WASHINGTON, D.C. – The President’s Working Group on Financial Markets released a report today on the risks of cryptocurrency and related stablecoins, which are pegged to a more stable asset such as the dollar. The working group consists of the U.S. Treasury Secretary, and chairs of the Federal Reserve, the U.S. Securities and Exchange Commission, Commodity Futures Trading Commission. Bartlett Naylor, financial policy advocate for Public Citizen, released the following statement:
“We applaud the president’s working group for its high-level attention to the fast evolving, trillion-dollar, wild west of finance.
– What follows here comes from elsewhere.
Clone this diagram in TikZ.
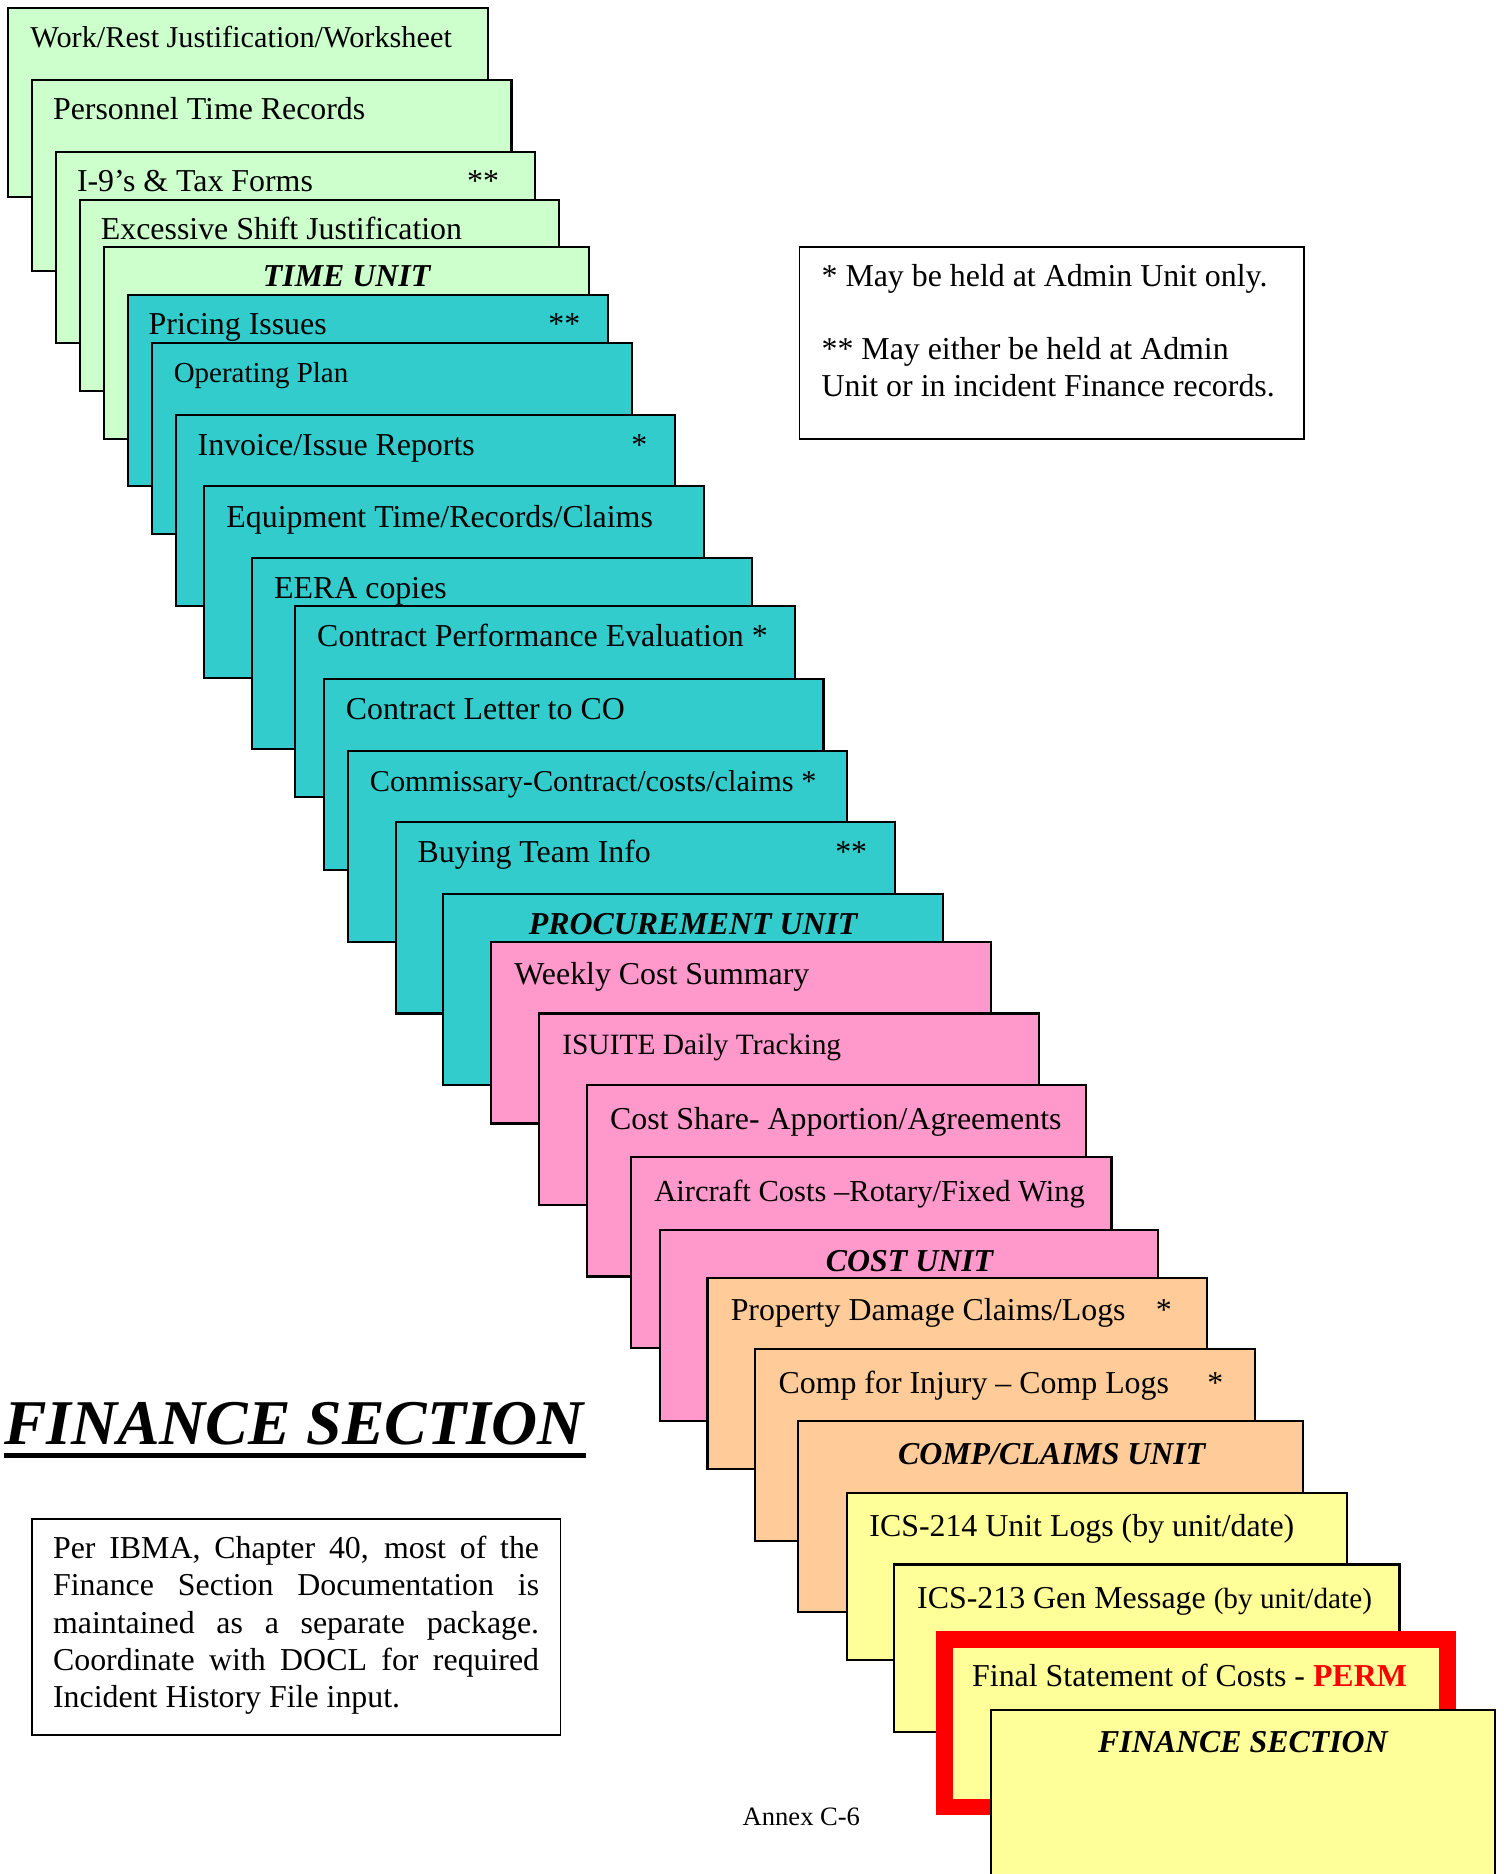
\documentclass[tikz,border=0pt]{standalone}
\usepackage{fontspec}
\setmainfont{Liberation Serif}
\usetikzlibrary{calc}
\definecolor{timegreen}{HTML}{CCFFCC}
\definecolor{procteal}{HTML}{33CCCC}
\definecolor{costpink}{HTML}{FF99CC}
\definecolor{claimpeach}{HTML}{FFCC99}
\definecolor{finyellow}{HTML}{FFFF99}
\tikzset{
  card/.style={draw=black, line width=0.8pt},
  redframe/.style={draw=red, line width=6.3pt},
  cardtext/.style={anchor=base west, inner sep=0pt, font=\fontsize{12}{14}\selectfont},
  smalltext/.style={cardtext, font=\fontsize{#1}{13}\selectfont},
  starmark/.style={anchor=base east, inner sep=0pt, font=\fontsize{12}{14}\selectfont},
  unittitle/.style={anchor=base, inner sep=0pt, font=\fontsize{12}{14}\selectfont\bfseries\itshape},
  notetext/.style={anchor=base west, inner sep=0pt, font=\fontsize{12}{14}\selectfont},
}

\begin{document}
\begin{tikzpicture}[x=0.45pt, y=-0.45pt]
			%%%%% START %%%%%
			\useasboundingbox (0,0) rectangle (1258,1568);
			
			% time unit
			\draw[card, fill=timegreen] (7,7) rectangle (408,165);
			\node[smalltext=11.4] (worksheet) at (25,40) {Work/Rest Justification/Worksheet};
			\draw[card, fill=timegreen] (27,67) rectangle (428,227);
			\node[cardtext] (personnel) at (44,100) {Personnel Time Records};
			\draw[card, fill=timegreen] (47,127) rectangle (448,287);
			\node[cardtext] (taxforms) at (64,160) {I-9’s \& Tax Forms};
			\node[starmark] (taxstar) at (418,160) {**};
			\draw[card, fill=timegreen] (67,167) rectangle (468,327);
			\node[cardtext] (shift) at (84,200) {Excessive Shift Justification};
			\draw[card, fill=timegreen] (87,207) rectangle (493,367);
			\node[unittitle] (timeunit) at (290,240) {TIME UNIT};
			
			% procurement unit
			\draw[card, fill=procteal] (107,247) rectangle (509,407);
			\node[cardtext] (pricing) at (124,280) {Pricing Issues};
			\node[starmark] (pricingstar) at (486,280) {**};
			\draw[card, fill=procteal] (127,287) rectangle (529,447);
			\node[smalltext=10.9] (opplan) at (145,320) {Operating Plan};
			\draw[card, fill=procteal] (147,347) rectangle (565,507);
			\node[cardtext] (invoice) at (165,381) {Invoice/Issue Reports};
			\node[starmark] (invoicestar) at (542,381) {*};
			\draw[card, fill=procteal] (171,407) rectangle (589,567);
			\node[cardtext] (equipment) at (189,441) {Equipment Time/Records/Claims};
			\draw[card, fill=procteal] (211,467) rectangle (629,627);
			\node[cardtext] (eera) at (229,501) {EERA copies};
			\draw[card, fill=procteal] (247,507) rectangle (665,667);
			\node[cardtext] (perf) at (265,541) {Contract Performance Evaluation *};
			\draw[card, fill=procteal] (271,568) rectangle (689,728);
			\node[cardtext] (coletter) at (289,602) {Contract Letter to CO};
			\draw[card, fill=procteal] (291,628) rectangle (709,788);
			\node[smalltext=11.4] (commissary) at (309,662) {Commissary-Contract/costs/claims *};
			\draw[card, fill=procteal] (331,688) rectangle (749,848);
			\node[cardtext] (buying) at (349,722) {Buying Team Info};
			\node[starmark] (buyingstar) at (726,722) {**};
			\draw[card, fill=procteal] (371,748) rectangle (789,908);
			\node[unittitle] (procunit) at (580,782) {PROCUREMENT UNIT};
			
			% cost unit
			\draw[card, fill=costpink] (411,788) rectangle (829,940);
			\node[cardtext] (weekly) at (430,824) {Weekly Cost Summary};
			\draw[card, fill=costpink] (451,848) rectangle (869,1008);
			\node[smalltext=11.1] (isuite) at (470,882) {ISUITE Daily Tracking};
			\draw[card, fill=costpink] (491,908) rectangle (909,1068);
			\node[cardtext] (costshare) at (510,945) {Cost Share- Apportion/Agreements};
			\draw[card, fill=costpink] (528,968) rectangle (930,1128);
			\node[smalltext=11.5] (aircraft) at (547,1005) {Aircraft Costs –Rotary/Fixed Wing};
			\draw[card, fill=costpink] (552,1029) rectangle (969,1189);
			\node[unittitle] (costunit) at (761,1064) {COST UNIT};
			
			% comp/claims unit
			\draw[card, fill=claimpeach] (592,1069) rectangle (1010,1229);
			\node[cardtext] (property) at (611,1105) {Property Damage Claims/Logs};
			\node[starmark] (propertystar) at (981,1105) {*};
			\draw[card, fill=claimpeach] (632,1129) rectangle (1050,1289);
			\node[cardtext] (injury) at (651,1166) {Comp for Injury – Comp Logs};
			\node[starmark] (injurystar) at (1024,1166) {*};
			\draw[card, fill=claimpeach] (668,1189) rectangle (1090,1349);
			\node[unittitle] (claimsunit) at (880,1225) {COMP/CLAIMS UNIT};
			
			% finance section
			\draw[card, fill=finyellow] (709,1249) rectangle (1127,1389);
			\node[cardtext] (ics214) at (727,1286) {ICS-214 Unit Logs (by unit/date)};
			\draw[card, fill=finyellow] (748,1309) rectangle (1171,1449);
			\node[cardtext] (ics213) at (767,1346) {ICS-213 Gen Message {\fontsize{11}{13}\selectfont(by unit/date)}};
			\draw[redframe, fill=finyellow] (790,1372) rectangle (1211,1512);
			\node[cardtext] (finalcosts) at (813,1411) {Final Statement of Costs - \textcolor{red}{\bfseries PERM}};
			\draw[card, fill=finyellow] (829,1431) rectangle (1251,1600);
			\node[unittitle] (finunit) at (1040,1466) {FINANCE SECTION};
			
			% legend
			\draw[card, line width=0.7pt] (669,207) rectangle (1091,367);
			\node[notetext] (legendone) at (687,240) {* May be held at Admin Unit only.};
			\node[notetext] (legendtwo) at (687,301) {** May either be held at Admin};
			\node[notetext] (legendthree) at (687,332) {Unit or in incident Finance records.};
			
			% title and note
			\node[anchor=base west, inner sep=0pt, font=\fontsize{24}{28}\selectfont\bfseries\itshape] (sectiontitle) at (3,1209) {FINANCE SECTION};
			\draw[line width=1.75pt] ($(sectiontitle.base west)+(0,9)$) -- ($(sectiontitle.base east)+(2,9)$);
			
			\draw[card, line width=0.7pt] (27,1271) rectangle (469,1452);
			\node[notetext] (noteone) at (44,1304) {\makebox[183pt][s]{Per IBMA, Chapter 40, most of the}};
			\node[notetext] (notetwo) at (44,1335) {\makebox[183pt][s]{Finance Section Documentation is}};
			\node[notetext] (notethree) at (44,1366.5) {\makebox[183pt][s]{maintained as a separate package.}};
			\node[notetext] (notefour) at (44,1398) {\makebox[183pt][s]{Coordinate with DOCL for required}};
			\node[notetext] (notefive) at (44,1429) {Incident History File input.};
			
			\node[anchor=base west, inner sep=0pt, font=\fontsize{10}{12}\selectfont] (annex) at (621,1527) {Annex C-6};
			%%%%% END %%%%%
		\end{tikzpicture}
\end{document}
And we welcome the interest in oversight from the Financial Stability Oversight Council, which is charged with monitoring systemically important financial institutions.
“Fortunately, financial statutes for banking, securities, commodities, and consumer protection agencies already provide a robust foundation for regulators to address many of the problems facing investors and consumers – and these agencies have indicated that they are ready to address the threats posed by cryptocurrency. In addition to regulation, congressional action may be needed to bridle the likes of Facebook and its proposed stablecoin ‘Diem’ before it entices billions of users. But relying on this congress to rewrite the law for all cryptocurrencies could be a jump ball in a game that Wall Street knows all too well how to rig.
“Our payment system can be improved, especially for lower-income, unbanked citizens. But the eyes of those now promoting stablecoins are alit with dollar signs that come from a new source of fees, not from the inner warmth of a selfless good deed.”